The Department of Justice (DOJ) recently intervened in a False Claims Act (FCA) lawsuit involving allegations of kickbacks for prescription drug copays. The DOJ says the lawsuit makes “clear that the Department will hold accountable drug companies that pay illegal kickbacks to facilitate increased drug prices.” The DOJ “will not allow drug companies to use so-called charitable patient assistance funds to do what they otherwise cannot do – pay patients’ copays to circumvent these safeguards and increase their profits.”
DOJ Continues To Pursue Health Care Fraud
The FCA, which allows private persons (“relators”) to bring private (“qui tam”) actions on behalf of the US government, provides that the DOJ may elect to intervene in an action or bring a related action. Last year, the total amount the DOJ recovered in qui tam cases in which it intervened or otherwise pursued reached almost $2 billion, with health care fraud claims accounting for the majority of the recoveries.
Copay Subsidies Under Scrutiny
In this matter, according to the DOJ’s announcement, the defendant paid illegal kickbacks in the form of copayment subsidies for one of its drugs. This allowed the defendant to raise continually the price but market the drug as “free,” which the DOJ alleged then shifted the drug’s increasing cost to Medicare.
The defendant allegedly paid the copay subsidies through a foundation under an agreement only to cover copays for the defendant’s drug, to the exclusion of other drugs. The DOJ’s complaint alleges that the agreement between the defendant and the foundation falsely stated, however, that the fund would provide financial assistance “with any medically appropriate therapy.” The copay scheme allegedly contributed to significant growth in the drug’s sale and in corporate revenue. Documents cited in the DOJ’s complaint indicate that the defendant believed that covering the drug’s copay was the most significant “motivating factor” that would increase the drug’s usage.

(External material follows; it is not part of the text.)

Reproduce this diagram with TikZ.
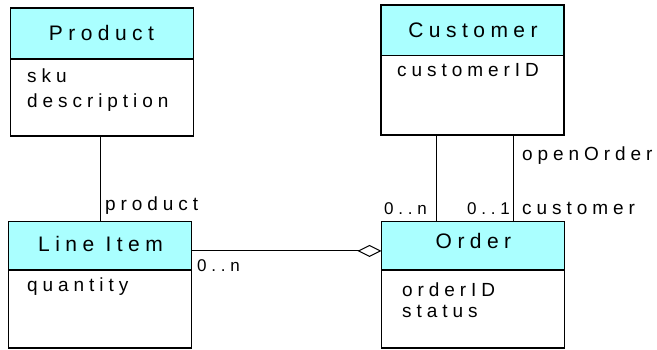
\documentclass[tikz,border=0pt]{standalone}
\usepackage{fontspec}
\setmainfont{Liberation Sans}
\newfontfamily\titlefont[LetterSpace=26]{Liberation Sans}
\newfontfamily\attrfont[LetterSpace=26]{Liberation Sans}
\newfontfamily\multfont[LetterSpace=28]{Liberation Sans}
\usetikzlibrary{arrows.meta}
\definecolor{hdrcyan}{RGB}{170,255,255}
\begin{document}
\begin{tikzpicture}[x=1pt,y=-1pt,
  hdr/.style={draw, fill=hdrcyan, line width=1.2pt, anchor=north west, inner sep=0pt, outer sep=0pt, minimum width=183pt},
  body/.style={draw, fill=white, line width=1.2pt, anchor=north west, inner sep=0pt, outer sep=0pt, minimum width=183pt},
  title/.style={anchor=base, inner sep=0pt, font=\titlefont\fontsize{21}{21}\selectfont},
  attr/.style={anchor=base west, inner sep=0pt, font=\attrfont\fontsize{19}{19}\selectfont},
  role/.style={anchor=base west, inner sep=0pt, font=\attrfont\fontsize{19}{19}\selectfont},
  mult/.style={anchor=base west, inner sep=0pt, font=\multfont\fontsize{17}{17}\selectfont},
  conn/.style={line width=1pt},
]
\useasboundingbox (0,0) rectangle (657,350);

% Product
\node[hdr, minimum height=51pt] (productH) at (10.5,8) {};
\node[body, minimum height=77pt] (productB) at (productH.south west) {};
\node[title] (productT) at (101.5,41) {Product};
\node[attr] (productA1) at (27,82.5) {sku};
\node[attr] (productA2) at (27,107.5) {description};

% Customer
\node[hdr, minimum height=50.5pt] (customerH) at (381,5) {};
\node[body, minimum height=79.5pt] (customerB) at (customerH.south west) {};
\node[title] (customerT) at (473,37.5) {Customer};
\node[attr] (customerA1) at (397,76.7) {customerID};

% Line Item
\node[hdr, minimum height=48.3pt] (lineH) at (8.5,221.7) {};
\node[body, minimum height=78pt] (lineB) at (lineH.south west) {};
\node[title] (lineT) at (100.5,251.7) {Line Item};
\node[attr] (lineA1) at (27,291) {quantity};

% Order
\node[hdr, minimum height=48.3pt] (orderH) at (381.5,221.7) {};
\node[body, minimum height=78pt] (orderB) at (orderH.south west) {};
\node[title] (orderT) at (473.5,249) {Order};
\node[attr] (orderA1) at (402,296.7) {orderID};
\node[attr] (orderA2) at (402,317.3) {status};

% connectors
\draw[conn] ([xshift=-1.5pt]productB.south) -- ([xshift=-1.5pt]productB.south |- lineH.north);
\draw[conn] ([xshift=-36pt]customerB.south) -- ([xshift=-36pt]customerB.south |- orderH.north);
\draw[conn] ([xshift=41pt]customerB.south) -- ([xshift=41pt]customerB.south |- orderH.north);
\draw[conn, -{Diamond[open, length=24pt, width=12pt, line width=1pt]}]
  ([yshift=-5.1pt]lineH.east) -- ([yshift=-5.1pt]lineH.east -| orderH.west);

% labels
\node[role] (lblProduct) at (105,210.7) {product};
\node[mult] (lblLineN) at (197,272) {0..n};
\node[mult] (lblOrderN) at (384,214.5) {0..n};
\node[mult] (lblOrder1) at (467,214.5) {0..1};
\node[role] (lblCustomer) at (522,214.5) {customer};
\node[role] (lblOpen) at (522,161) {openOrder};
\end{tikzpicture}
\end{document}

Defendant’s Alleged Knowledge of Illegality
The complaint also alleges the defendant knew about the FCA, the Anti-Kickback Statute (AKS), and other healthcare fraud and abuse laws. The complaint describes a compliance training that warned employees never to provide anything of value as an inducement for prescribing, using, or recommending the defendant’s products. A corporate policy also allegedly specified that it was a violation of the AKS to offer reimbursement assistance to induce the use or purchase of a drug. Another allegation of knowledge included the circulation of trade publications among employees that described Medicare Part D copays as illegal under the AKS.

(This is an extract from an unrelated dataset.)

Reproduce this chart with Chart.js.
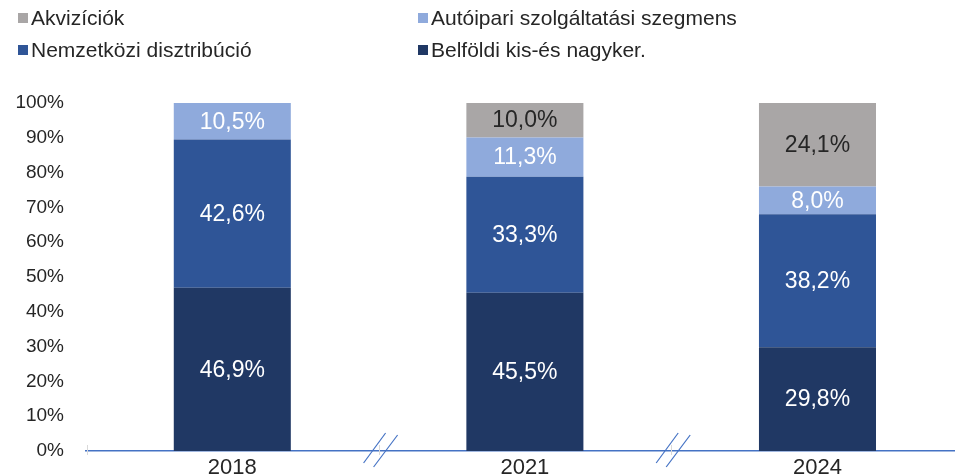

HHS Views AKS Compliance as Material When Paying Medicare Claims
According to the DOJ, the defendant’s scheme circumvented Congress’s “design of the Medicare system, which requires a copay, in part, to act as a market constraint against increasing drug prices.” The DOJ’s complaint emphasized that the AKS is a “per se prohibition against the payment of kickbacks in any form.” The DOJ claims that any Medicare claim that includes items or services resulting from a violation of the AKS constitutes a false or fraudulent claim under the FCA. Perhaps having its eye on the Supreme Court’s 2016 decision in Universal Health Services v. United States ex rel. Escobar, the DOJ alleged in its complaint that “[c]ompliance with the AKS is material to the agency’s decision to pay a Medicare claim.” Such centrality, the DOJ’s complaint states, is demonstrated by the fact that Congress determined that any Medicare claim including items or services that resulted from a violation of the AKS constitutes a false or fraudulent claim under the FCA. Moreover, “HHS-OIG has made clear that compliance with the AKS is material,” by providing guidance on the issue of drug companies paying copay subsidies.